Disclaimer: I drive a Kia Soul EV with 'only' ~100 miles real-world range.


You buy a Leaf because you're okay with a cheap, disposable golf cart. After incentives, a $36K Leaf is only about $16k-18k.


The problem is that most of the established car companies are not thinking in the future. They become accommodate with the amount of cash they have on the hand, and they do not pursue innovation.

Currently, Tesla is the only one who is delivering practical innovation and success!


Car companies have been developing this technology for longer than Tesla has even existed.

Here's Mercedes in 2014: https://www.youtube.com/watch?v=r_RFzC_G5BA


But their current technology is not called "autopilot" so they are clearly way behind!1


True. But they add the hardware only if you pay for it up front.

Tesla has the hardware in every car it sells, and will be mining super useful data with all these sensors, and tweaking it's software (machine learning based on real use cases for a year) before it puts it out to the public! The scale of data mining that can be done with Tesla's approach is near impossible with other cars (if they continue to sell the cars with and without the sensory hardware)

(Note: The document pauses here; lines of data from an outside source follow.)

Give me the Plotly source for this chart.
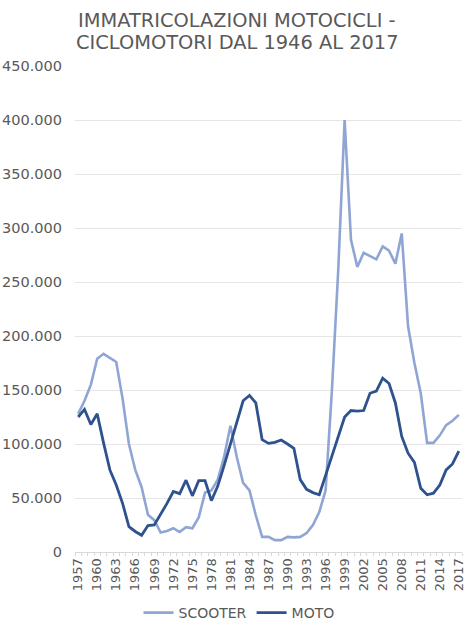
import plotly.graph_objects as go

years = list(range(1957, 2018))

scooter = [
    128000, 140000, 155000, 179000, 183500, 180000, 176000, 142000, 100000, 76000,
    60000, 34500, 29500, 18000, 19500, 22000, 18500, 23000, 22000, 32000,
    55000, 57000, 67000, 88000, 117000, 88000, 64000, 57000, 34000, 14000,
    14000, 11000, 11000, 14000, 13500, 14000, 17500, 25000, 37000, 57000,
    150000, 262000, 400000, 289000, 264000, 277000, 274000, 271000, 283000, 279000,
    267000, 295000, 209000, 175000, 147000, 101000, 101000, 108000, 117500, 121500,
    127000,
]

moto = [
    125000, 132000, 118000, 128000, 101000, 76000, 62000, 45000, 23500, 19000,
    15500, 24500, 25000, 34500, 45000, 56000, 54000, 66500, 52000, 66000,
    66000, 47500, 61000, 80000, 100000, 121000, 140000, 145000, 138000, 104000,
    100600, 101500, 103700, 100000, 96000, 67000, 58000, 55000, 53000, 71000,
    89000, 107000, 125000, 131000, 130500, 131000, 147000, 149000, 161000, 156000,
    138000, 107000, 91500, 83000, 59000, 53000, 54500, 62000, 76000, 81500,
    93500,
]

tick_years = list(range(1957, 2018, 3))
title_lines = ["IMMATRICOLAZIONI MOTOCICLI -", "CICLOMOTORI DAL 1946 AL 2017"]

grey = "#595959"
font = "DejaVu Sans, Verdana, sans-serif"

fig = go.Figure()
fig.add_trace(go.Scatter(
    x=years, y=scooter, name="SCOOTER", mode="lines",
    line=dict(color="#8fa5d3", width=2.6),
))
fig.add_trace(go.Scatter(
    x=years, y=moto, name="MOTO", mode="lines",
    line=dict(color="#2f528f", width=2.8),
))

# plot area: 75..462 px horizontally, 66..552 px vertically
for i, txt in enumerate(title_lines):
    fig.add_annotation(
        text=txt, xref="paper", yref="paper",
        x=(237 - 75) / 387, y=(552 - (20 + 23 * i)) / 486,
        showarrow=False, xanchor="center", yanchor="middle",
        font=dict(family=font, size=19.4, color=grey),
    )

fig.update_layout(
    width=474, height=632,
    margin=dict(l=75, r=12, t=66, b=80, autoexpand=False),
    paper_bgcolor="white", plot_bgcolor="white",
    separators=",.",
    showlegend=True,
    legend=dict(
        orientation="h", x=(239 - 75) / 387, xanchor="center",
        y=(552 - 613) / 486, yanchor="middle",
        font=dict(family=font, size=14, color=grey),
        itemwidth=30,
    ),
    font=dict(family=font, color=grey),
)
fig.update_xaxes(
    range=[1956.5, 2017.5], automargin=False,
    tickmode="array", tickvals=tick_years, ticktext=[str(y) for y in tick_years],
    tickangle=-90, tickfont=dict(family=font, size=13, color=grey),
    showgrid=False, zeroline=False,
    showline=True, linecolor="#d9d9d9", linewidth=1,
    ticks="",
    minor=dict(ticks="outside", dtick=1, tick0=1956.5, ticklen=3, tickcolor="#d9d9d9"),
)
fig.update_yaxes(
    range=[0, 450000], dtick=50000, tickformat=",d", automargin=False,
    tickfont=dict(family=font, size=14.5, color=grey),
    showgrid=True, gridcolor="#e6e6e6", gridwidth=1,
    zeroline=False, showline=False, ticks="", ticklabelstandoff=12,
)

# drop the default 8px page margin so the figure fills the window exactly
fig.write_html(
    "out.html",
    config={"displayModeBar": False},
    post_script="document.body.style.margin='0';",
)
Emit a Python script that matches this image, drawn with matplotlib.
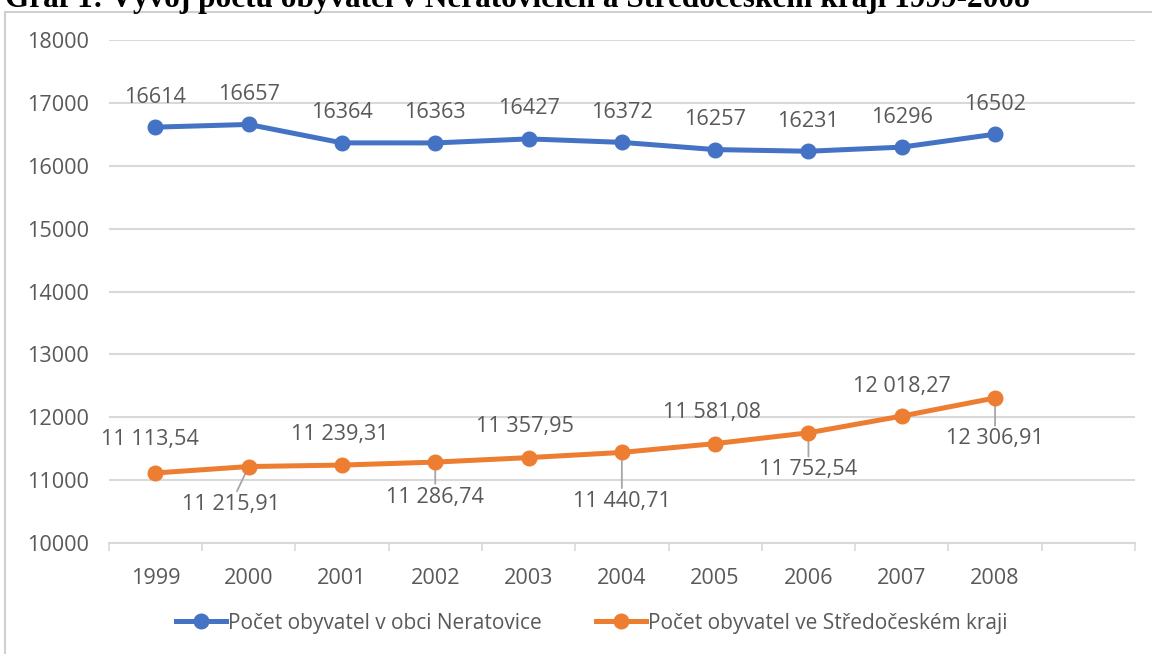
import matplotlib
matplotlib.use("Agg")
import matplotlib.pyplot as plt
from matplotlib.lines import Line2D

years = ["1999", "2000", "2001", "2002", "2003", "2004", "2005", "2006", "2007", "2008"]
neratovice = [16614, 16657, 16364, 16363, 16427, 16372, 16257, 16231, 16296, 16502]
kraj = [11113.54, 11215.91, 11239.31, 11286.74, 11357.95, 11440.71, 11581.08, 11752.54, 12018.27, 12306.91]
kraj_labels = ["11 113,54", "11 215,91", "11 239,31", "11 286,74", "11 357,95",
               "11 440,71", "11 581,08", "11 752,54", "12 018,27", "12 306,91"]
yticks = [10000, 11000, 12000, 13000, 14000, 15000, 16000, 17000, 18000]
title = "Graf 1: Vývoj počtu obyvatel v Neratovicích a Středočeském kraji 1999-2008"
legend_labels = ["Počet obyvatel v obci Neratovice", "Počet obyvatel ve Středočeském kraji"]

BLUE = "#4472C4"
ORANGE = "#ED7D31"
TXT = "#595959"
GRID = "#D9D9D9"
FONT = "Open Sans"
FS = 15.6

W, H = 1152, 654
fig = plt.figure(figsize=(W / 100, H / 100), dpi=100)
fig.patch.set_facecolor("white")

# chart border (top & left visible)
fig.add_artist(Line2D([5 / W, 5 / W], [0, 1 - 12 / H], transform=fig.transFigure, color="#D0D0D0", lw=1.5))
fig.add_artist(Line2D([5 / W, 1], [1 - 12 / H, 1 - 12 / H], transform=fig.transFigure, color="#D0D0D0", lw=1.5))

# title (partly cropped at the top edge, as in the reference)
fig.text(5 / W, 1 - 7 / H, title, fontsize=22.5, fontweight="bold", family="Liberation Serif",
         ha="left", va="baseline", color="black")

left, right = 108.7 / W, 1135 / W
bottom, top = 1 - 543 / H, 1 - 40 / H
ax = fig.add_axes([left, bottom, right - left, top - bottom])

x = list(range(len(years)))
ax.plot(x, neratovice, color=BLUE, lw=3.6, marker="o", ms=10.5, solid_capstyle="round", zorder=3)
ax.plot(x, kraj, color=ORANGE, lw=3.6, marker="o", ms=10.5, solid_capstyle="round", zorder=3)

ax.set_xlim(-0.5, 10.5)
ax.set_ylim(10000, 18000)
ax.set_yticks(yticks)
ax.set_yticklabels([str(v) for v in yticks])
ax.grid(axis="y", color=GRID, lw=1.5)
ax.set_axisbelow(True)

ax.set_xticks([i - 0.5 for i in range(12)])
ax.set_xticklabels([])
ax.set_xticks(x, minor=True)
ax.set_xticklabels(years, minor=True)
ax.tick_params(axis="x", which="major", length=6, width=1.2, color=GRID, direction="out")
ax.tick_params(axis="x", which="minor", length=0, pad=18)
ax.tick_params(axis="y", length=0, pad=14)
for lab in ax.get_xticklabels(minor=True) + ax.get_yticklabels():
    lab.set_family(FONT)
    lab.set_fontsize(FS)
    lab.set_color(TXT)

for s in ["left", "right", "top"]:
    ax.spines[s].set_visible(False)
ax.spines["bottom"].set_color(GRID)
ax.spines["bottom"].set_linewidth(1.5)

px = 72 / 100  # pixels -> points

# blue labels above
for i, v in enumerate(neratovice):
    ax.annotate(str(v), (i, v), xytext=(0, 30 * px), textcoords="offset points",
                ha="center", va="center", fontsize=FS, family=FONT, color=TXT)

# orange labels (offsets in pixels: dx, dy with positive dy = up)
offs = [(-5, 33), (-18, -38), (-2, 31), (0, -35), (-4, 31), (0, -49), (-3, 31), (0, -37), (0, 30), (0, -41)]
for i, (v, lab) in enumerate(zip(kraj, kraj_labels)):
    dx, dy = offs[i]
    props = None
    if dy < 0:
        props = dict(arrowstyle="-", color="#A6A6A6", lw=1.3, shrinkA=0, shrinkB=0)
    ax.annotate(lab, (i, v), xytext=(dx * px, dy * px), textcoords="offset points",
                ha="center", va="center", fontsize=FS, family=FONT, color=TXT,
                arrowprops=props, zorder=2.5)

handles = [Line2D([], [], color=BLUE, lw=3.6, marker="o", ms=10.5),
           Line2D([], [], color=ORANGE, lw=3.6, marker="o", ms=10.5)]
leg = fig.legend(handles, legend_labels, loc="center", bbox_to_anchor=(592 / W, 1 - 623 / H),
                 ncol=2, frameon=False, handlelength=2.4, handletextpad=0.1, columnspacing=2.6,
                 prop={"family": FONT, "size": 15.0})
for t in leg.get_texts():
    t.set_color(TXT)

fig.savefig("out.png", dpi=100, facecolor="white")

How hard do you think adding sensors to vehicles is to accomplish if the big players decide it's valuable? This is commodity hardware. And if/when they do, they will be gathering far more data that Tesla, by virtue of the massive number of vehicles on the road.

Again, Tesla may very well do it better than anyone else, but it's a bit early to talk like they've won anything here.


Well, Tesla's strategy is extremly risky. Most companies, and maybe even most startup cannot handle that kind of risk.


Daimler-Benz demonstrated autonomous driving with little human intervention over long distances in the mid 90s [1]. Other German car companies had similar programs. So they are certainly capable of doing it, not sure why they did not push it to the market. Too expensive? No demand? Too hard to tackle the last couple of percent of required human intervention?

[1] https://en.wikipedia.org/wiki/History_of_autonomous_cars#199...


Model 3 will have the hardware standard. For reference see [0] or the front page HN discussion thread going on right now.

[0]: https://www.tesla.com/blog/all-tesla-cars-being-produced-now...


Yes model 3 will have the hardware. You'll have to pay extra to enable the software though.


That's great news. Thank you.


Every TSLA will have the hardware fitted and on. Only if owner wants to use the feature, she pays upfront, or a little more if activating the feature later.

Other than being able to charge a premium for activating later why install it on all the cars? Tesla is basically using data from sensors that'd be in a Fully Autonomous Vehicle, driven by a human for at least a year. Thats a lot of free valuable data being collected for the cost of just the hardware installation!

Instead of doing all the testing and tweaking once car is street legal for test runs as an autonomous car, Tesla benefits from putting every single piece of hardware needed for its future as early as possible, just to mine this data gold.